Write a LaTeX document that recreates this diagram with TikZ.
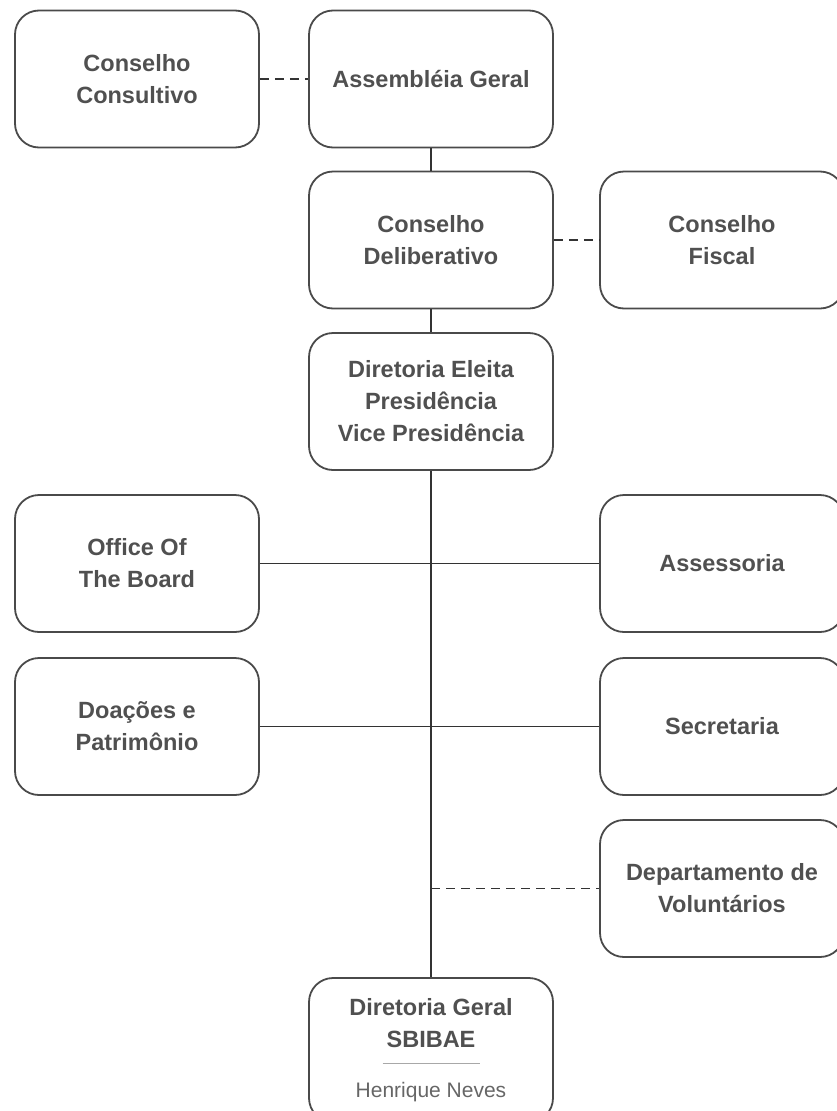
\documentclass[tikz,border=0pt]{standalone}
\usepackage{fontspec}
\setmainfont{Liberation Sans}
\definecolor{boxc}{HTML}{4A4A4A}
\definecolor{txtc}{HTML}{505050}
\definecolor{linec}{HTML}{333333}
\definecolor{namec}{HTML}{666666}
\definecolor{rulec}{HTML}{A8A8A8}
\begin{document}
\begin{tikzpicture}[x=1pt,y=-1pt,
  box/.style={draw=boxc, line width=1.8pt, rounded corners=24pt,
    minimum width=244pt, minimum height=137pt, align=center, inner sep=0pt,
    text=txtc, font=\bfseries\fontsize{23.5}{32}\selectfont},
  conn/.style={draw=linec, line width=1.6pt},
  dconn/.style={draw=linec, line width=1.6pt, dash pattern=on 9pt off 6pt}]
\useasboundingbox (0,0) rectangle (837,1111);
\node[box] (cc) at (137,79) {Conselho\\Consultivo};
\node[box] (ag) at (431,79) {Assembléia Geral};
\node[box] (cd) at (431,240) {Conselho\\Deliberativo};
\node[box] (cf) at (722,240) {Conselho\\Fiscal};
\node[box] (de) at (431,401.5) {Diretoria Eleita\\Presidência\\Vice Presidência};
\node[box] (ob) at (137,563.5) {Office Of\\The Board};
\node[box] (as) at (722,563.5) {Assessoria};
\node[box] (dp) at (137,726.5) {Doações e\\Patrimônio};
\node[box] (se) at (722,726.5) {Secretaria};
\node[box] (dv) at (722,888.5) {Departamento de\\Voluntários};
\node[box, minimum height=144pt] (dg) at (431,1050) {Diretoria Geral\\SBIBAE\\[-15pt]{\color{rulec}\rule{97pt}{1pt}}\\[1pt]{\mdseries\fontsize{21}{24}\selectfont\color{namec}Henrique Neves}};
\coordinate (dvj) at (431,888.5);
\draw[dconn] (cc.east) -- (ag.west);
\draw[dconn] (cd.east) -- (cf.west);
\draw[conn] (ag.south) -- (cd.north);
\draw[conn] (cd.south) -- (de.north);
\draw[conn] (de.south) -- (dg.north);
\draw[conn] (ob.east) -- (as.west);
\draw[conn] (dp.east) -- (se.west);
\draw[dconn] (dvj) -- (dv.west);
\end{tikzpicture}
\end{document}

> [PROBLEM STATEMENT] Quote the material in full and exactly; do not carry over its pictures.

> [RESULT OF THIS TASK]
Write a LaTeX document that recreates this diagram with TikZ.
\documentclass[tikz,border=0pt]{standalone}
\usepackage{fontspec}
\setmainfont{Liberation Sans}
\definecolor{boxc}{HTML}{4A4A4A}
\definecolor{txtc}{HTML}{505050}
\definecolor{linec}{HTML}{333333}
\definecolor{namec}{HTML}{666666}
\definecolor{rulec}{HTML}{A8A8A8}
\begin{document}
\begin{tikzpicture}[x=1pt,y=-1pt,
  box/.style={draw=boxc, line width=1.8pt, rounded corners=24pt,
    minimum width=244pt, minimum height=137pt, align=center, inner sep=0pt,
    text=txtc, font=\bfseries\fontsize{23.5}{32}\selectfont},
  conn/.style={draw=linec, line width=1.6pt},
  dconn/.style={draw=linec, line width=1.6pt, dash pattern=on 9pt off 6pt}]
\useasboundingbox (0,0) rectangle (837,1111);
\node[box] (cc) at (137,79) {Conselho\\Consultivo};
\node[box] (ag) at (431,79) {Assembléia Geral};
\node[box] (cd) at (431,240) {Conselho\\Deliberativo};
\node[box] (cf) at (722,240) {Conselho\\Fiscal};
\node[box] (de) at (431,401.5) {Diretoria Eleita\\Presidência\\Vice Presidência};
\node[box] (ob) at (137,563.5) {Office Of\\The Board};
\node[box] (as) at (722,563.5) {Assessoria};
\node[box] (dp) at (137,726.5) {Doações e\\Patrimônio};
\node[box] (se) at (722,726.5) {Secretaria};
\node[box] (dv) at (722,888.5) {Departamento de\\Voluntários};
\node[box, minimum height=144pt] (dg) at (431,1050) {Diretoria Geral\\SBIBAE\\[-15pt]{\color{rulec}\rule{97pt}{1pt}}\\[1pt]{\mdseries\fontsize{21}{24}\selectfont\color{namec}Henrique Neves}};
\coordinate (dvj) at (431,888.5);
\draw[dconn] (cc.east) -- (ag.west);
\draw[dconn] (cd.east) -- (cf.west);
\draw[conn] (ag.south) -- (cd.north);
\draw[conn] (cd.south) -- (de.north);
\draw[conn] (de.south) -- (dg.north);
\draw[conn] (ob.east) -- (as.west);
\draw[conn] (dp.east) -- (se.west);
\draw[dconn] (dvj) -- (dv.west);
\end{tikzpicture}
\end{document}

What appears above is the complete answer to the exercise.